Iterative Closest Point Method for Point Cloud Data Processing of Millimeter Wave Radar

‍ ‍As an all weather and all day sensing tool， millimeter-wave radar with the characteristic of miniaturized size and low cost plays an important role in advanced assisted driving systems. The multiple-input multiple-out （MIMO） technology based on multi-chip cascade scheme can effectively improve the angular resolution of the millimeter-wave radar， making it possible to provide point cloud images of scene. To handle the drawbacks of sparse point cloud and serious noise in millimeter-wave radar image， this paper proposes a novel algorithm of multi-frame fusion based on iterative closest point （ICP） processing and density-based spatial clustering of applications with noise （DBSCAN） which has adaptive neighborhood radius. First， MIMO millimeter-wave radar technology is employed to obtain the point cloud image of the target in the observation scene.

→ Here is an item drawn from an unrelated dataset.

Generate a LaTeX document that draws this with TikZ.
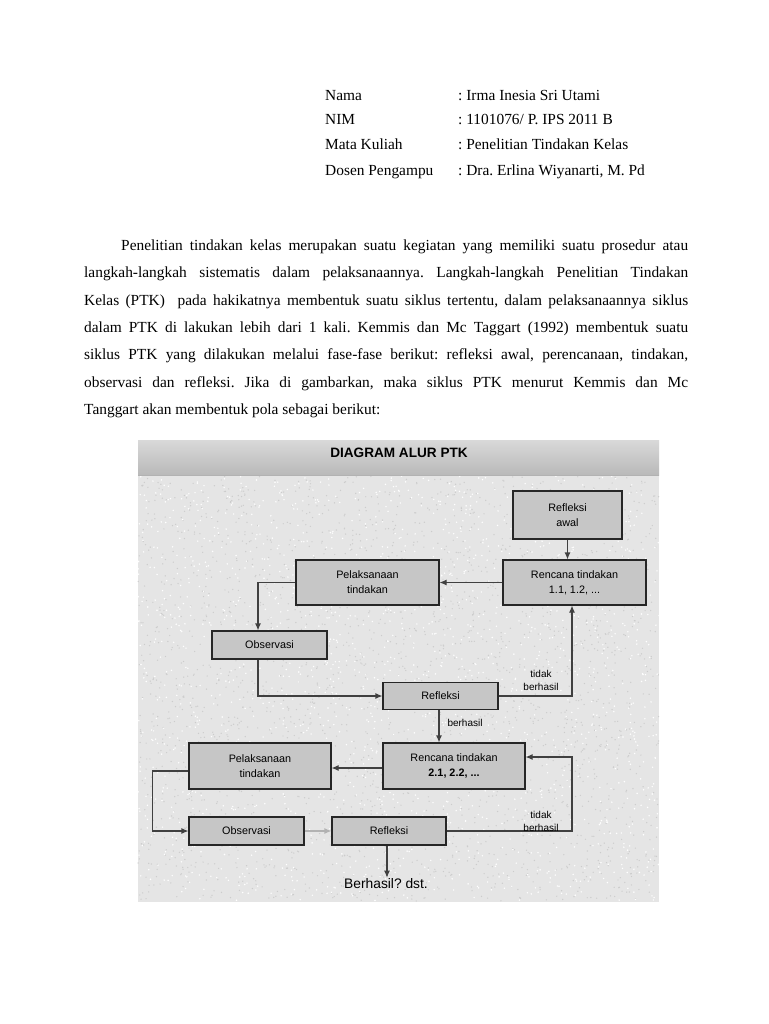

Secondly， the odometry information is used to obtain the initial value of point cloud matching， and then the iterative closest point algorithm is used to estimate the translation and rotation matrix to achieve accurate matching. In this way， the problem of sparse point cloud is effectively solved through multi-frame data fusion. Then， the noise is removed by the adaptive threshold DBSCAN algorithm to obtain the point cluster information of the target. The minimum circumscribed rectangle is obtained for the clustered point cluster targets， which enables distinguishing between different types of targets such as cars and fences by combining the scattering intensity of the target. Finally， the validity of the algorithm proposed in this paper is verified by the test data in the field （a typical parking lot scene）.